The exodus of migratory species substantially reduces the number of birds available for observation during the winter months here in the northern Rocky Mountains. However, while some species are absent during the snowy season, others are actually more visible. Such is my experience with members of the corvid clan such as Common Ravens, Gray Jays and Black-billed Magpies.
Among birds, the corvids are the whiz-kids. Last fall, I tacked a piece of suet from an Elk I was butchering to an aspen tree, hoping to attract some fat-loving birds such as Northern Flickers or Downy Woodpeckers. Within an hour the morsel attracted the attention of a Black-billed Magpie with exceptionally long tail feathers. Five months later a single Magpie appearing to be the same individual occasionally visits the tree. At times it peers in my window, seemingly begging for another morsel.
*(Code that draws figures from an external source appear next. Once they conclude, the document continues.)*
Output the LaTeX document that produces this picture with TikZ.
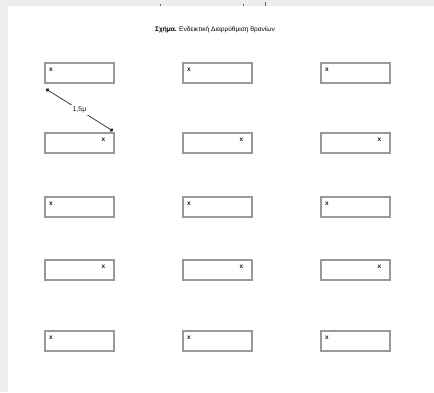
\documentclass[tikz,border=0pt]{standalone}
\usepackage{fontspec}
\setmainfont{Liberation Sans}
\usetikzlibrary{arrows.meta}
\begin{document}
\begin{tikzpicture}[x=1pt,y=-1pt,
  desk/.style={draw=black!40, line width=1.5pt, fill=white, minimum width=69pt, minimum height=20pt, inner sep=0pt, anchor=north west},
  xmark/.style={font=\fontsize{6.5}{6.5}\selectfont\bfseries, text=black!90, inner sep=0pt},
  lbl/.style={font=\fontsize{7}{7}\selectfont, text=black!90, fill=white, inner sep=1.5pt}]
\useasboundingbox (0,0) rectangle (434,392);
\fill[black!7] (0,0) rectangle (434,392);
\fill[white] (8,6) rectangle (434,392);
\fill[black!60] (160,4) rectangle (161.3,5.5);
\fill[black!60] (243,4) rectangle (244.3,5.5);
\fill[black!60] (265,2) rectangle (266.2,5.5);
\node[font=\fontsize{6.6}{7}\selectfont, text=black] (title) at (215,30) {\textbf{Σχήμα.} Ενδεικτική Διαρρύθμιση θρανίων};
% rows
\foreach \r/\y/\side in {1/62/l,2/132/r,3/196/l,4/259/r,5/330/l}{
  \foreach \c/\x in {1/44,2/182,3/320}{
    \node[desk] (d\r\c) at (\x,\y) {};
    \if l\side
      \node[xmark] (m\r\c) at ([xshift=7pt,yshift=-7.5pt]d\r\c.north west) {x};
    \else
      \node[xmark] (m\r\c) at ([xshift=-11pt,yshift=-7.5pt]d\r\c.north east) {x};
    \fi
  }
}
\coordinate (a1) at (46,89);
\coordinate (a2) at (113,131);
\draw[black!85, line width=0.7pt, {Circle[length=3.5pt]}-{Circle[length=3.5pt]}] (a1) -- node[lbl] (dist) {1,5μ} (a2);
\end{tikzpicture}
\end{document}
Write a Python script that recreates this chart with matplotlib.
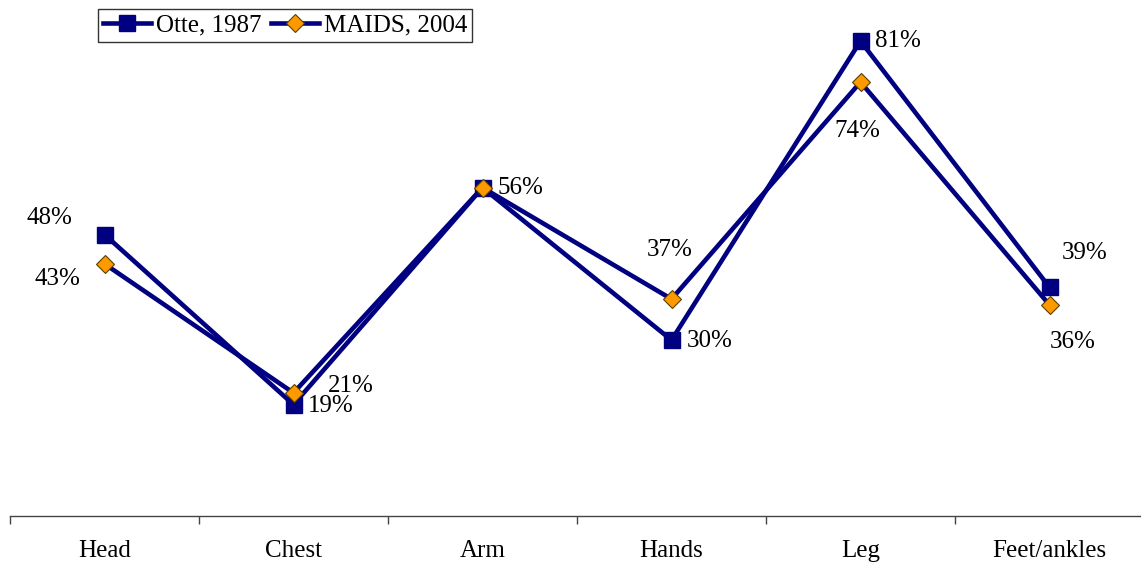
import numpy as np
import matplotlib
matplotlib.use("Agg")
import matplotlib.pyplot as plt

plt.rcParams['font.family'] = ['Liberation Serif', 'DejaVu Serif']

body_regions = ['Head', 'Chest', 'Arm', 'Hands', 'Leg', 'Feet/ankles']
otte_1987 = [48, 19, 56, 30, 81, 39]
maids_2004 = [43, 21, 56, 37, 74, 36]

# label offsets in pixels (dx, dy) from each marker
otte_offsets = [(-55, 17), (37, -1), None, (38, -1), (37, 0), (35, 34)]
maids_offsets = [(-47, -15), (57, 7), (38, 0), (-2, 49), (-3, -49), (23, -37)]

navy = '#000080'
orange = '#FF9900'
fs = 18

fig = plt.figure(figsize=(11.41, 5.64), dpi=100)
ax = fig.add_axes([10 / 1141, 1 - 516 / 564, 1134 / 1141, 516 / 564])

x = np.arange(len(body_regions))
ax.plot(x, otte_1987, color=navy, lw=3.3, marker='s', ms=11,
        mfc=navy, mec=navy, label='Otte, 1987', zorder=3)
ax.plot(x, maids_2004, color=navy, lw=3.3, marker='D', ms=9.5,
        mfc=orange, mec='#5a4000', mew=0.8, label='MAIDS, 2004', zorder=4)

for series, offsets in ((otte_1987, otte_offsets), (maids_2004, maids_offsets)):
    for xi, val, off in zip(x, series, offsets):
        if off is None:
            continue
        ax.annotate(f'{val}%', (xi, val), xytext=off, textcoords='offset pixels',
                    ha='center', va='center', fontsize=fs, color='black')

ax.set_xlim(-0.5, 5.5)
ax.set_ylim(0, 88)
ax.set_yticks([])
for side in ('left', 'right', 'top'):
    ax.spines[side].set_visible(False)
ax.spines['bottom'].set_color('#444444')
ax.spines['bottom'].set_linewidth(1)

ax.set_xticks(x)
ax.set_xticklabels(body_regions, fontsize=fs)
ax.tick_params(axis='x', length=0, pad=17)
ax.set_xticks(np.arange(-0.5, 5.5, 1), minor=True)
ax.tick_params(axis='x', which='minor', length=6, width=1, color='#444444', direction='out')

leg = ax.legend(loc='upper left', bbox_to_anchor=(98 / 1141, 1 - 9 / 564),
                bbox_transform=fig.transFigure, ncol=2, fontsize=fs,
                frameon=True, fancybox=False, borderpad=0.2, handlelength=1.9,
                handletextpad=0.2, columnspacing=0.4, borderaxespad=0)
leg.get_frame().set_edgecolor('black')
leg.get_frame().set_linewidth(1)

fig.savefig('out.png', dpi=100)
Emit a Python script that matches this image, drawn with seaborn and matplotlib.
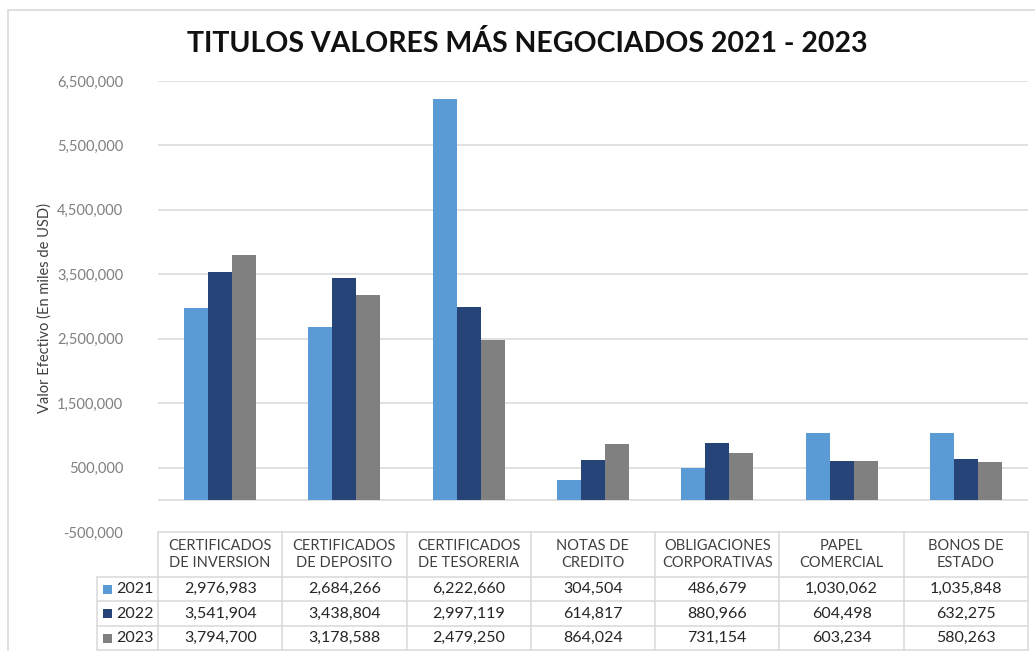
import matplotlib
matplotlib.use("Agg")
import matplotlib.pyplot as plt
from matplotlib.lines import Line2D
from matplotlib.patches import Rectangle
import numpy as np
import pandas as pd
import seaborn as sns

# ---- data (miles de USD) ----
categorias = [
    "CERTIFICADOS\nDE INVERSION",
    "CERTIFICADOS\nDE DEPOSITO",
    "CERTIFICADOS\nDE TESORERIA",
    "NOTAS DE\nCREDITO",
    "OBLIGACIONES\nCORPORATIVAS",
    "PAPEL\nCOMERCIAL",
    "BONOS DE\nESTADO",
]
anios = ["2021", "2022", "2023"]
valores_2021 = [2976983, 2684266, 6222660, 304504, 486679, 1030062, 1035848]
valores_2022 = [3541904, 3438804, 2997119, 614817, 880966, 604498, 632275]
valores_2023 = [3794700, 3178588, 2479250, 864024, 731154, 603234, 580263]
colores = ["#5B9BD5", "#264478", "#808080"]
yticks = [-500000, 500000, 1500000, 2500000, 3500000, 4500000, 5500000, 6500000]

series = [valores_2021, valores_2022, valores_2023]
df = pd.DataFrame({
    "categoria": np.tile(categorias, len(anios)),
    "anio": np.repeat(anios, len(categorias)),
    "valor": np.concatenate(series),
})

sns.set_theme(style="white")
plt.rcParams["font.family"] = ["Lato", "DejaVu Sans"]

W, H = 1035, 651
fig = plt.figure(figsize=(W / 100, H / 100), dpi=100)
fig.patch.set_facecolor("white")

def fx(px):
    return px / W

def fy(py):
    return 1 - py / H

# plot area in pixels
ax_l, ax_r, ax_t, ax_b = 158, 1028, 81, 532
ax = fig.add_axes([fx(ax_l), fy(ax_b), fx(ax_r - ax_l), (ax_b - ax_t) / H])

sns.barplot(data=df, x="categoria", y="valor", hue="anio", palette=colores,
            width=0.58, gap=0, saturation=1, linewidth=0, ax=ax, legend=False,
            zorder=3)

ax.set_xlim(-0.5, len(categorias) - 0.5)
ax.set_ylim(yticks[0], yticks[-1])
ax.set_yticks(yticks)
ax.set_yticklabels([f"{v:,.0f}" for v in yticks], color="#7F7F7F", fontsize=10.5)
ax.tick_params(axis="y", length=0, pad=25)
ax.set_xticks([])
ax.set_xlabel("")
ax.set_ylabel("")
for s in ax.spines.values():
    s.set_visible(False)
for v in yticks[1:]:
    ax.axhline(v, color="#D9D9D9", lw=1.1, zorder=1)
ax.axhline(0, color="#D9D9D9", lw=1.1, zorder=1)

fig.text(fx(45), fy(308), "Valor Efectivo (En miles de USD)", rotation=90,
         ha="center", va="center", fontsize=10.5, color="#404040")

fig.text(fx(527), fy(44), "TITULOS VALORES MÁS NEGOCIADOS 2021 - 2023",
         ha="center", va="center", fontsize=20.5, fontweight="bold", color="#111111")

# chart frame
fig.add_artist(Rectangle((fx(8), fy(700)), fx(1100), (700 - 10) / H,
                         transform=fig.transFigure, fill=False,
                         edgecolor="#D9D9D9", lw=1.2))

# ---- data table under the axis ----
grid_c = "#D9D9D9"
row_y = [532, 577, 601, 626, 650]
key_l = 97
xt = ax.get_xaxis_transform()

def ay(py):
    return (ax_b - py) / (ax_b - ax_t)

def hline(py, x0, x1):
    fig.add_artist(Line2D([fx(x0), fx(x1)], [fy(py), fy(py)],
                          transform=fig.transFigure, color=grid_c, lw=1.1))

def vline(px, y0, y1):
    fig.add_artist(Line2D([fx(px), fx(px)], [fy(y0), fy(y1)],
                          transform=fig.transFigure, color=grid_c, lw=1.1))

col_edges = [ax.transData.transform((k - 0.5, 0))[0] for k in range(len(categorias) + 1)]
hline(row_y[0], col_edges[0], col_edges[-1])
for py in row_y[1:]:
    hline(py, key_l, col_edges[-1])
for px in col_edges:
    vline(px, row_y[0], row_y[-1])
vline(key_l, row_y[1], row_y[-1])

for i, cat in enumerate(categorias):
    ax.text(i, ay((row_y[0] + row_y[1]) / 2), cat, transform=xt, ha="center",
            va="center", fontsize=10.5, color="#404040", linespacing=1.3,
            clip_on=False)
    for r, vals in enumerate(series):
        ax.text(i, ay((row_y[r + 1] + row_y[r + 2]) / 2), f"{vals[i]:,.0f}",
                transform=xt, ha="center", va="center", fontsize=11.5,
                color="#262626", clip_on=False)

for r, (anio, c) in enumerate(zip(anios, colores)):
    yc = (row_y[r + 1] + row_y[r + 2]) / 2
    fig.add_artist(Rectangle((fx(103), fy(yc + 4.5)), fx(9), 9 / H,
                             transform=fig.transFigure, facecolor=c,
                             edgecolor="none"))
    fig.text(fx(116), fy(yc), anio, ha="left", va="center", fontsize=11.5,
             color="#262626")

fig.savefig("out.png", dpi=100)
Far from unusual, this Magpie’s memory of a fleeting, but highly desirable food source is in keeping with its kind. Members of the corvidae family have demonstrated memory of cached food items a full nine months after hiding them. In tests of spatial intelligence, the ability of corvids exceeds most mammals, including dogs and cats. In fact, the problem-solving abilities of corvids are thought by many biologists to be on par with apes.
Just for fun, this morning I put a small scrap of stew meat in a crotch in the aspen tree. How long do you think it will take Mensa Magpie to find it?